The visual features that can be protected by a registered design include three dimensional features, such as the shape and configuration of the product, and two dimensional features of pattern and/or surface ornamentation. Under Australian law, there is no requirement that the visual features of a design have to be aesthetically appealing or have eye appeal, so functional designs can be registered.
Although a registered design does not protect the functionality of a product (in that design protection will not extend to a competitor’s product that performs the same function but looks quite different), there is effectively no bar to registrability in Australia even if all of the visual features of a product dictated by its function happen to have a functional purpose or are even dictated by function.
Who can apply for registration of a design?
The owner of a design may apply for the registration of the design.
Typically, the original owner of a design is the person who created the design (the designer), or if the designer created the design in the course of employment then the employer may be the first owner of the design. A person may also become the owner of a design by a written assignment from the designer, or the first or previous owner.

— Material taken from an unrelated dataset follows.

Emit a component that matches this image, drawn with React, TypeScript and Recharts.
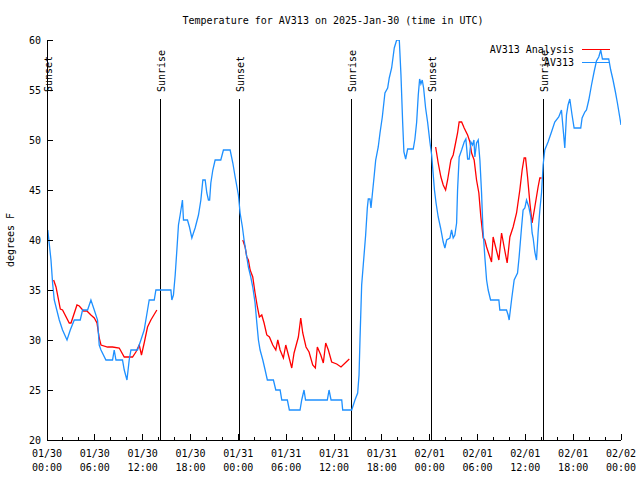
import React from "react";
import { LineChart, Line, XAxis, YAxis, ReferenceLine } from "recharts";

// observed temperature (AV313), hours since 01/30 00:00 UTC
const obsHours = [
  0, 0.1, 0.5, 0.7, 0.91, 1.54, 1.95, 2.51, 2.92, 3.42, 4.17, 4.46, 5.09, 5.51, 5.93, 6.34, 6.55, 6.77,
  7.39, 8.22, 8.43, 8.65, 9.47, 9.69, 10.03, 10.31, 10.53, 11.35, 11.78, 12.19, 12.61, 12.82, 13.45, 13.66,
  15.54, 15.66, 15.86, 16.08, 16.29, 16.49, 16.7, 16.99, 17.12, 17.62, 17.87, 18.17, 18.37, 18.58, 19, 19.3,
  19.55, 19.84, 20.05, 20.25, 20.4, 20.55, 20.8, 21.09, 21.8, 22.13, 22.97, 23.31, 23.6, 24.01, 24.22, 24.51,
  24.72, 25.06, 25.26, 25.56, 25.81, 26.1, 26.32, 26.52, 26.73, 27.07, 27.36, 27.64, 28.4, 28.7, 29.24, 29.45,
  30.15, 30.4, 31.74, 31.95, 32.24, 32.43, 35.16, 35.38, 35.63, 36.97, 37.09, 38.22, 38.51, 38.63, 38.97, 39.14,
  39.26, 39.47, 39.67, 39.97, 40.18, 40.3, 40.51, 40.64, 40.8, 41.05, 41.23, 41.55, 41.77, 42.06, 42.39, 42.73,
  42.93, 43.23, 43.56, 43.86, 44.19, 44.4, 44.61, 44.77, 44.99, 45.24, 45.94, 46.15, 46.37, 46.57, 46.74, 46.9,
  47.07, 47.24, 47.49, 47.74, 48.03, 48.25, 48.45, 48.6, 48.8, 49.07, 49.37, 49.7, 49.91, 50.13, 50.54, 50.75,
  50.95, 51.16, 51.38, 51.5, 51.7, 52.01, 52.33, 52.54, 52.76, 52.96, 53.17, 53.38, 53.55, 53.67, 53.88, 54.09,
  54.3, 54.51, 54.67, 54.92, 55.14, 55.34, 55.64, 56.68, 56.8, 57.64, 57.84, 57.97, 58.27, 58.6, 59.02, 59.22,
  59.52, 59.72, 59.94, 60.15, 60.44, 60.69, 60.85, 60.98, 61.19, 61.4, 61.6, 61.82, 62.03, 62.23, 62.44, 62.85,
  63.28, 63.69, 64.19, 64.53, 64.73, 64.95, 65.16, 65.36, 65.58, 65.86, 66.12, 66.95, 67.12, 67.46, 67.67, 67.96,
  68.3, 68.62, 68.92, 69.21, 69.46, 69.67, 70.46, 70.71, 71, 71.3, 71.55, 71.84, 72,
];
const obsTemps = [
  40.5, 41, 38, 35.7, 34, 32, 31, 30, 31, 32, 32, 33, 33, 34, 33, 32, 29.5, 29,
  28, 28, 29, 28, 28, 27, 26, 28, 29, 29, 30, 31, 33, 34, 34, 35,
  35, 34, 34.5, 36.5, 39, 41.5, 42.5, 44, 42, 42, 41.3, 40.2, 40.7, 41.2, 42.5, 44,
  46, 46, 44.7, 44, 44, 45.7, 47, 48, 48, 49, 49, 47.7, 46.3, 44.5, 42.7, 41.3,
  40, 38.3, 37.3, 36.3, 35.3, 33.7, 31.7, 30, 29, 28, 27, 26, 26, 25, 25, 24,
  24, 23, 23, 24, 25, 24, 24, 25, 24, 24, 23, 23, 23.7, 24, 24.7, 26.5,
  30, 35.5, 37.5, 40.5, 43.2, 44.1, 44.1, 43.2, 44.5, 46.5, 48, 49.3, 50.7, 52.3, 54.7, 55.2,
  56.2, 57.2, 59.2, 60, 60, 56.5, 51.8, 48.8, 48.1, 49.1, 49.1, 50.1, 51.8, 54.5, 56.1, 55.6,
  56, 55.2, 53.2, 51.8, 49.8, 48.5, 46.5, 45, 43.7, 42.3, 41.2, 39.8, 39.2, 40, 40.2, 41,
  40.2, 40.5, 41.7, 45, 48.3, 49, 49.8, 50.1, 48.1, 48.1, 49.8, 49.5, 50, 48.3, 49.7, 50,
  48, 44.7, 41.3, 38.3, 36, 35, 34, 34, 33, 33, 32.5, 32, 34, 36, 36.7, 38.3,
  41.2, 43, 43.2, 44, 43.3, 42.3, 40.7, 40.2, 38.8, 38, 40.7, 43, 44.7, 47.5, 49, 49.8,
  50.8, 51.8, 52.3, 53, 51.2, 49.2, 52.5, 53.5, 54.1, 52.5, 51.2, 51.2, 52.2, 52.8, 53, 54,
  55.5, 56.8, 57.9, 58.3, 59, 58.1, 58.1, 57, 56, 54.8, 53.7, 52.3, 51.5,
];

// analysis temperature (AV313 Analysis), null = no analysis
const anaHours = [
  0.83, 1.13, 1.67, 1.95, 2.79, 3.01, 3.76, 4.05, 4.59, 5.01, 5.51, 5.93, 6.27, 6.55, 6.77, 7.59, 8.22, 9.06,
  9.69, 10.73, 11.15, 11.57, 11.85, 12.19, 12.61, 13.03, 13.78, 14,
  24.56, 24.85, 25.06, 25.26, 25.48, 25.81, 26.1, 26.39, 26.64, 26.94, 27.23, 27.57, 27.9, 28.32, 28.7, 28.95,
  29.24, 29.65, 29.95, 30.28, 30.7, 30.99, 31.53, 31.83, 32.08, 32.49, 32.87, 33.33, 33.66, 33.91, 34.34, 34.66,
  34.96, 35.29, 35.71, 36.34, 36.88, 37.92, 38.5,
  48.75, 49.07, 49.41, 49.7, 50, 50.25, 50.66, 50.95, 51.25, 51.5, 51.7, 52.01, 52.33, 52.76, 53.05, 53.26,
  53.58, 53.88, 54.17, 54.42, 54.71, 54.92, 55.14, 55.55, 55.76, 55.96, 56.27, 56.68, 57.02, 57.34, 57.72, 58.06,
  58.47, 58.9, 59.31, 59.6, 59.85, 60.03, 60.28, 60.57, 60.85, 61.19, 61.6, 61.82, 62.03,
];
const anaTemps = [
  36, 35.3, 33.1, 33, 31.7, 31.7, 33.5, 33.4, 32.9, 32.9, 32.5, 32.2, 31.7, 30.2, 29.5, 29.3, 29.3, 29.2,
  28.3, 28.3, 28.8, 29.5, 28.5, 29.7, 31.3, 32, 33, null,
  40, 39.3, 38.3, 38, 37, 36.3, 34.7, 33.3, 32.3, 32.5, 31.7, 30.5, 30.3, 29.5, 29, 30,
  29, 28.2, 29.5, 28.5, 27.2, 28.7, 30.3, 32.2, 30.7, 29.3, 28.8, 27.5, 27.2, 29.3, 28.5, 27.7,
  29.7, 29, 27.8, 27.6, 27.3, 28.1, null,
  49.3, 47.7, 46.3, 45.5, 45, 46, 48, 48.5, 49.7, 50.7, 51.8, 51.8, 51.2, 50.5, 49.8, 48.7,
  48, 46, 44.7, 42.3, 40.2, 40, 39.3, 38.3, 37.8, 40.3, 39.3, 38, 40.7, 39.3, 37.7, 40.3,
  41.3, 42.7, 45, 47, 48.2, 48.2, 46.3, 43.7, 41.7, 43.3, 45.3, 46.2, 46.2,
];

const sunsetHours = [0.05, 24.13, 48.2];
const sunriseHours = [14.23, 38.17, 62.23];

const xTicks = [
  0, 2, 4, 6, 8, 10, 12, 14, 16, 18, 20, 22, 24, 26, 28, 30, 32, 34, 36,
  38, 40, 42, 44, 46, 48, 50, 52, 54, 56, 58, 60, 62, 64, 66, 68, 70, 72,
];
const dateLabels = ["01/30", "01/30", "01/30", "01/30", "01/31", "01/31", "01/31", "01/31", "02/01", "02/01", "02/01", "02/01", "02/02"];
const timeLabels = ["00:00", "06:00", "12:00", "18:00", "00:00", "06:00", "12:00", "18:00", "00:00", "06:00", "12:00", "18:00", "00:00"];
const yTicks = [20, 25, 30, 35, 40, 45, 50, 55, 60];

const FONT = '"DejaVu Sans Mono", "Liberation Mono", monospace';
const RED = "#ff0000";
const BLUE = "#1e90ff";

const obsData = obsHours.map((t, i) => ({ t, v: obsTemps[i] }));
const anaData = anaHours.map((t, i) => ({ t, v: anaTemps[i] }));

const series = [
  { name: "AV313 Analysis", color: RED, data: anaData },
  { name: "AV313", color: BLUE, data: obsData },
];

function BottomTick(props: any) {
  const { x, y, payload } = props;
  const h = payload.value;
  const major = h % 6 === 0;
  const i = h / 6;
  return (
    <g>
      <line x1={x} y1={y} x2={x} y2={y - (major ? 6 : 3)} stroke="#000" />
      {major && (
        <text textAnchor="middle" fontFamily={FONT} fontSize={10} fill="#000">
          <tspan x={x} y={y + 17}>{dateLabels[i]}</tspan>
          <tspan x={x} y={y + 31}>{timeLabels[i]}</tspan>
        </text>
      )}
    </g>
  );
}

function TopTick(props: any) {
  const { x, y, payload } = props;
  const major = payload.value % 6 === 0;
  return <line x1={x} y1={y} x2={x} y2={y + (major ? 6 : 3)} stroke="#000" />;
}

function LeftTick(props: any) {
  const { x, y, payload } = props;
  return (
    <g>
      <line x1={x} y1={y} x2={x + 6} y2={y} stroke="#000" />
      <text x={x - 6} y={y + 3.6} textAnchor="end" fontFamily={FONT} fontSize={10} fill="#000">
        {payload.value}
      </text>
    </g>
  );
}

function RightTick(props: any) {
  const { x, y } = props;
  return <line x1={x} y1={y} x2={x - 6} y2={y} stroke="#000" />;
}

function sunLabel(text: string) {
  return (p: any) => {
    const vb = p.viewBox || {};
    const lx = vb.x + 4.5;
    const ly = vb.y - 7;
    return (
      <text x={lx} y={ly} transform={`rotate(-90 ${lx} ${ly})`} fontFamily={FONT} fontSize={10} fill="#000">
        {text}
      </text>
    );
  };
}

export default function App() {
  return (
    <div className="gp" style={{ position: "absolute", left: 0, top: 0, width: 640, height: 480, background: "#fff" }}>
      <style>{`.gp svg line { shape-rendering: crispEdges; }`}</style>
      <LineChart width={640} height={480} margin={{ top: 40, right: 19, bottom: 0, left: 0 }}>
        <XAxis
          dataKey="t"
          type="number"
          domain={[0, 72]}
          ticks={xTicks}
          interval={0}
          height={40}
          tickSize={0}
          tickMargin={0}
          tick={BottomTick}
          axisLine={{ stroke: "#000" }}
          allowDataOverflow
        />
        <XAxis
          xAxisId="top"
          orientation="top"
          dataKey="t"
          type="number"
          domain={[0, 72]}
          ticks={xTicks}
          interval={0}
          height={0}
          tickSize={0}
          tickMargin={0}
          tick={TopTick}
          axisLine={{ stroke: "#000" }}
        />
        <YAxis
          type="number"
          domain={[20, 60]}
          ticks={yTicks}
          interval={0}
          width={47}
          tickSize={0}
          tickMargin={0}
          tick={LeftTick}
          axisLine={{ stroke: "#000" }}
          allowDataOverflow
        />
        <YAxis
          yAxisId="right"
          orientation="right"
          type="number"
          domain={[20, 60]}
          ticks={yTicks}
          interval={0}
          width={0}
          tickSize={0}
          tickMargin={0}
          tick={RightTick}
          axisLine={{ stroke: "#000" }}
        />

        {sunsetHours.map((h) => (
          <ReferenceLine key={`ss${h}`} segment={[{ x: h, y: 54.1 }, { x: h, y: 20 }]} stroke="#000" label={sunLabel("Sunset")} />
        ))}
        {sunriseHours.map((h) => (
          <ReferenceLine key={`sr${h}`} segment={[{ x: h, y: 54.1 }, { x: h, y: 20 }]} stroke="#000" label={sunLabel("Sunrise")} />
        ))}

        {series.map((s) => (
          <Line
            key={s.name}
            name={s.name}
            data={s.data}
            dataKey="v"
            type="linear"
            stroke={s.color}
            strokeWidth={1.3}
            dot={false}
            activeDot={false}
            connectNulls={false}
            isAnimationActive={false}
          />
        ))}
      </LineChart>

      <svg width={640} height={480} style={{ position: "absolute", left: 0, top: 0, pointerEvents: "none" }}>
        <text x={333} y={23.5} textAnchor="middle" fontFamily={FONT} fontSize={10} fill="#000">
          Temperature for AV313 on 2025-Jan-30 (time in UTC)
        </text>
        <text x={14} y={240} textAnchor="middle" transform="rotate(-90 14 240)" fontFamily={FONT} fontSize={10} fill="#000">
          degrees F
        </text>
        {series.map((s, i) => (
          <g key={s.name}>
            <text x={574} y={53 + i * 13} textAnchor="end" fontFamily={FONT} fontSize={10} fill="#000">
              {s.name}
            </text>
            <line x1={582} y1={49.5 + i * 13} x2={610} y2={49.5 + i * 13} stroke={s.color} strokeWidth={1.3} />
          </g>
        ))}
      </svg>
    </div>
  );
}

A person who contracts with a person, e.g. a graphic artist, to design a design for them does not automatically acquire ownership of the design. Instead ownership of the design will likely vest in the designer until it is specifically assigned to the person who instructed the designer. Establishment and recordal of the correct ownership of a registered design is an important part of protecting a design.

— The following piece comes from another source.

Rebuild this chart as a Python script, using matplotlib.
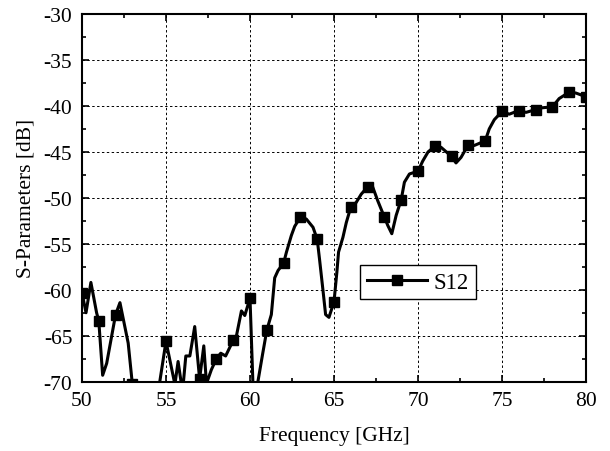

What are the benefits of registering a Design?
An Australian registered design can provide the owner with the exclusive right, in Australia, to commercialise a product which embodies a design that is identical to, or substantially similar in overall impression to, the registered design. The exclusive right includes the manufacture, sale or hiring, and also importation or keeping the product for commercial purposes.
Registered design protection can provide a useful enforceable right where no other registered IP right is available. For example, if you have designed a product with a new and commercially valuable appearance, that appearance can be protected by a registered design. If the product does not have functional benefits over earlier products, it may not be protectable by patent protection.
Further, even where a product has new functional features, and is suitable for patent protection, registered designs can complement patent protection, for example by providing a right which can be used to restrain copy-cat products which have a similar appearance to the original copied product. Under these circumstances, a registered design will likely be relatively straightforward to enforce compared to a patent, and is often less susceptible to complex arguments that the right is invalid. In some circumstances registered design protection may therefore avoid the need for patent enforcement.